If electric cars are such a grand idea, why is GM killing off the Chevy Volt? It’s the one electric car that actually did make some practical sense, at least.
Four hundred-plus miles without stopping and regardless of the weather (other EVs are badly gimped by extremes of heat and cold). Same time to get back on the road as any other car, too.
Other than all the other electric cars, that is.
The Volt is an electric car you don’t need to plan your life around; that you can just get in and drive — on the spur of the moment — and regardless of the state of the battery pack’s charge. If you forgot to plug it in before you went to bed — or just didn’t have time to wait for it to recharge — no worries.
So what’s the problem?
The Volt — though electric drive — isn’t 100 percent “zero emissions.”
It is only 99-point-something percent “zero emissions.”
Worst of all, it has a tailpipe.
Oh, the humanity!
The Volt is the only electric that solves the range/recharge problems which beset all other electric cars by carrying a generator along with it. There is a very small gas engine — not used to power the wheels but to feed volts back into the Volt’s battery pack, which is what powers the electric motor that makes the car go. The small gas engine kicks on as necessary — when the battery’s charge is running low. So that you can keep on going.
It isn’t connected to the accelerator pedal; it does not rev. It runs at a steady RPM, feeding electricity to the battery pack — very much in the manner of the emergency generator you wheel out when an ice storm downs the power lies.
The Volt goes 50-something miles on a fully charged battery — “zero emissions,” like other EVs. But unlike other EVs, it is not limited by its state of charge, nor does it take comparatively forever to recharge. It can be plugged in, if you like — just like any other EV. But it can also just be driven, without waiting for anything.
Also, it is not dependent on above-freezing weather to recharge.
All other EVs are — because their battery packs cannot be recharged if it’s below freezing outside or you can’t find a place inside that’s above freezing. This is a function of battery chemistry that will remain a serious EV limitation until — and not unless — a different type of battery than those currently available is developed.
The Volt’s gas engine warms up the car, as well as recharges the batteries which propel the car.
But the fact that it has an internal combustion engine, however minimal its combustion (and its emissions) and no matter how deftly its presence eliminates the two (the three) most crippling functional problems that come with the key fob to an EV, it gets no love from the nudgers of other EVs.
Sure, it’s expensive vs. otherwise equivalent non-electric cars. But so are other electric cars. Most even more so. The Volt’s base price — $33,520 — is only about $3,500 more than the base price of the least expensive EV on the “market” (in air quotes because there is no real market for EVs; just the fake one created by government mandates) which is the $30,000 Nissan Leaf.
And the Leaf has a best-case range of 150 miles — a range you’ll see only if you drive slowly, in warm weather and without the AC running.

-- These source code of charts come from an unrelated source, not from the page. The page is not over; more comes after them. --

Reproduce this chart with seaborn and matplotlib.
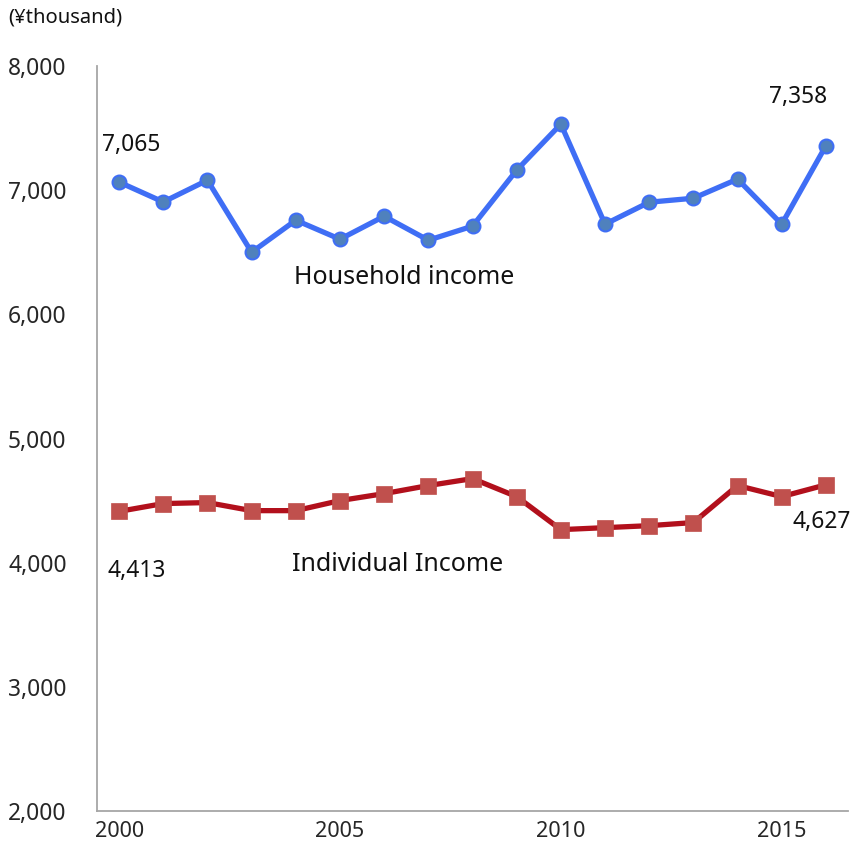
import pandas as pd
import matplotlib.pyplot as plt
import seaborn as sns

YEARS = list(range(2000, 2017))
HOUSEHOLD = [7065, 6905, 7080, 6500, 6758, 6605, 6790, 6597, 6710,
             7161, 7532, 6726, 6903, 6935, 7089, 6726, 7358]
INDIVIDUAL = [4413, 4476, 4484, 4419, 4419, 4500, 4556, 4621, 4677,
              4532, 4266, 4282, 4298, 4323, 4621, 4532, 4627]
Y_TICKS = [2000, 3000, 4000, 5000, 6000, 7000, 8000]
X_TICKS = [2000, 2005, 2010, 2015]

BLUE_LINE = "#3F6EF5"
BLUE_MARK = "#4F81BD"
RED_LINE = "#B2101C"
RED_MARK = "#C0504D"

sns.set_style("white")
plt.rcParams["font.family"] = ["Noto Sans", "DejaVu Sans"]

df = pd.DataFrame({"year": YEARS, "household": HOUSEHOLD, "individual": INDIVIDUAL})

fig = plt.figure(figsize=(8.54, 8.51), dpi=100)
ax = fig.add_axes([97 / 854, 1 - 811 / 851, (848 - 97) / 854, (811 - 66) / 851])

sns.lineplot(data=df, x="year", y="household", ax=ax, color=BLUE_LINE,
             linewidth=3.8, marker="o", markersize=10,
             markerfacecolor=BLUE_MARK, markeredgecolor=BLUE_LINE,
             markeredgewidth=1.5)
sns.lineplot(data=df, x="year", y="individual", ax=ax, color=RED_LINE,
             linewidth=3.8, marker="s", markersize=11,
             markerfacecolor=RED_MARK, markeredgecolor=RED_MARK,
             markeredgewidth=0.5)

ax.set_xlim(1999.5, 2016.5)
ax.set_ylim(2000, 8000)
ax.set_xticks(X_TICKS)
ax.set_yticks(Y_TICKS)
ax.set_yticklabels([f"{v:,}" for v in Y_TICKS], ha="left")
ax.tick_params(axis="y", length=0, pad=64, labelsize=16.4)
ax.tick_params(axis="x", length=0, pad=7, labelsize=15.6)
ax.set_xlabel("")
ax.set_ylabel("")

for side in ["top", "right"]:
    ax.spines[side].set_visible(False)
for side in ["left", "bottom"]:
    ax.spines[side].set_color("#A6A6A6")
    ax.spines[side].set_linewidth(1.3)

lab = dict(fontsize=16.4, ha="center", va="center", textcoords="offset points",
           color="#111111")
ax.annotate(f"{HOUSEHOLD[0]:,}", (YEARS[0], HOUSEHOLD[0]), xytext=(9, 27), **lab)
ax.annotate(f"{HOUSEHOLD[-1]:,}", (YEARS[-1], HOUSEHOLD[-1]), xytext=(-20, 35), **lab)
ax.annotate(f"{INDIVIDUAL[0]:,}", (YEARS[0], INDIVIDUAL[0]), xytext=(13, -43), **lab)
ax.annotate(f"{INDIVIDUAL[-1]:,}", (YEARS[-1], INDIVIDUAL[-1]), xytext=(-3, -27), **lab)

ax.text(2006.45, 6300, "Household income", fontsize=18, ha="center", va="center",
        color="#111111")
ax.text(2006.3, 3985, "Individual Income", fontsize=18, ha="center", va="center",
        color="#111111")

fig.text(8 / 854, 1 - 17 / 851, "(¥thousand)", fontsize=14.5, ha="left", va="center",
         color="#111111")

fig.savefig("out.png", dpi=100)
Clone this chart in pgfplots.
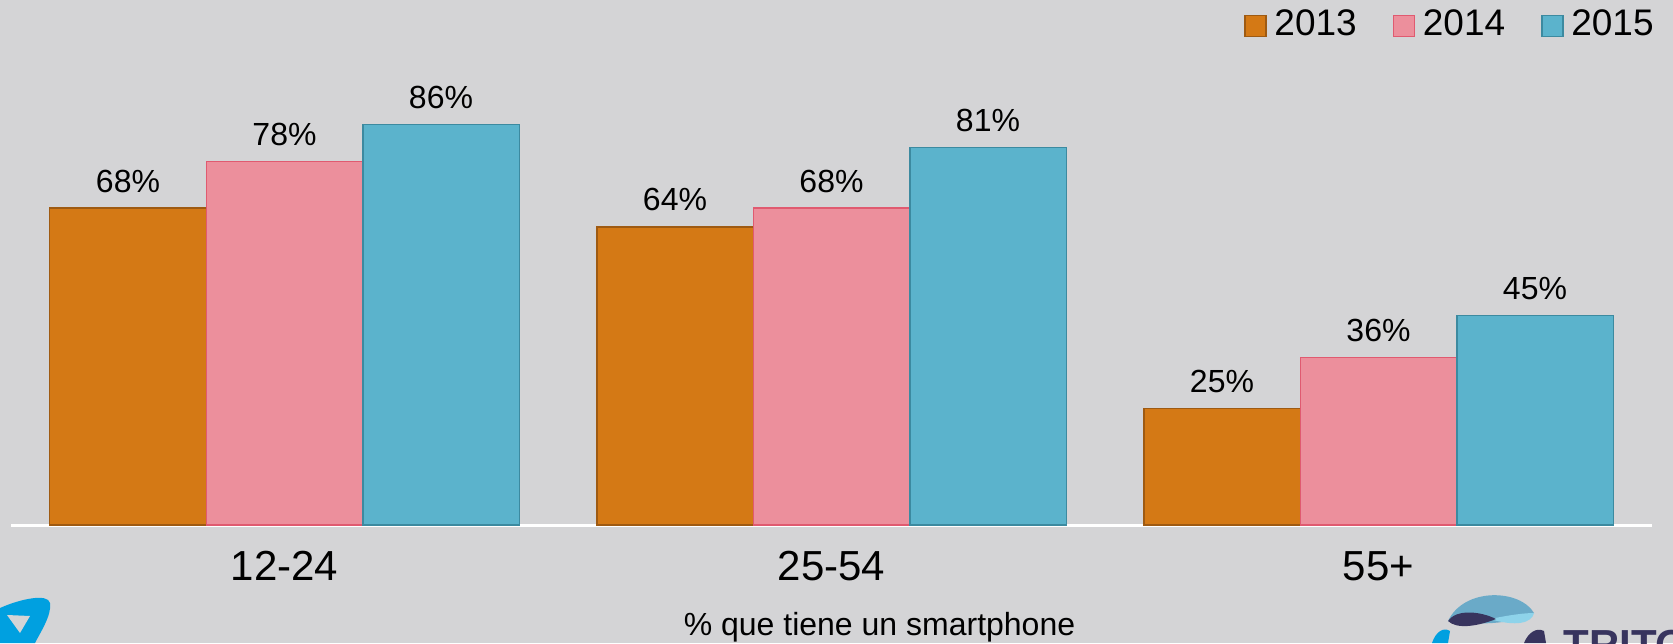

If you drive the Leaf at highway speeds, in the winter — with the heat on and the headlights and windshield wipers and AC/fan on (to clear the windshield) — it will not go 150 miles.
It will also have to stop, regardless — and then you will wait for the minimum 30-45 minutes it takes to instill a partial charge back into the batteries at a “fast charger.” This is another function of battery chemistry. “Fast” charging is hard on the battery — reduces its useful life — and thus the safeguard of the partial recharge, to about 80 percent capacity.
Put another way, you lose 20 percent of the best case range.
So the Leaf’s real range is about 120 miles. Its best case range. Sunny — and slow. Turn down the AC.
The Volt goes 400 miles — almost four times as far — and takes a couple of minutes to refuel. Isn’t hobbled by weather or use of necessary accessories such as the AC and heat and windshield wipers.
But it isn’t 100 percent “zero emissions.” And that means it’s a non-starter, no matter that it works. It does not count toward the “zero emissions” production quotas being imposed on the car industry, which means on us.
It’s not just the Volt, either. The reason the Volt’s brilliantly practical system hasn’t been adopted by other EVs — to make them acceptably functional, at least — is because of the “zero emissions” idiocy, which smacks of a hysterical religious cult more than anything else.
A vehicle that is 99-point-something-percent free of emissions ought to suffice — if the real cause for the hysteria is in fact emissions. But it’s not. Emissions is the excuse. If other EVs ever become practical — and heaven forbid, affordable — then a new excuse will be found to crush their larynxes, too.
Meanwhile, GM has also canceled another eminently practical car — the Cruze — which just happens to be the only passenger car remaining (after VW had its larynx crushed) available with a diesel engine. It cost thousands less than the Volt — and could go more than 600 miles on a tank.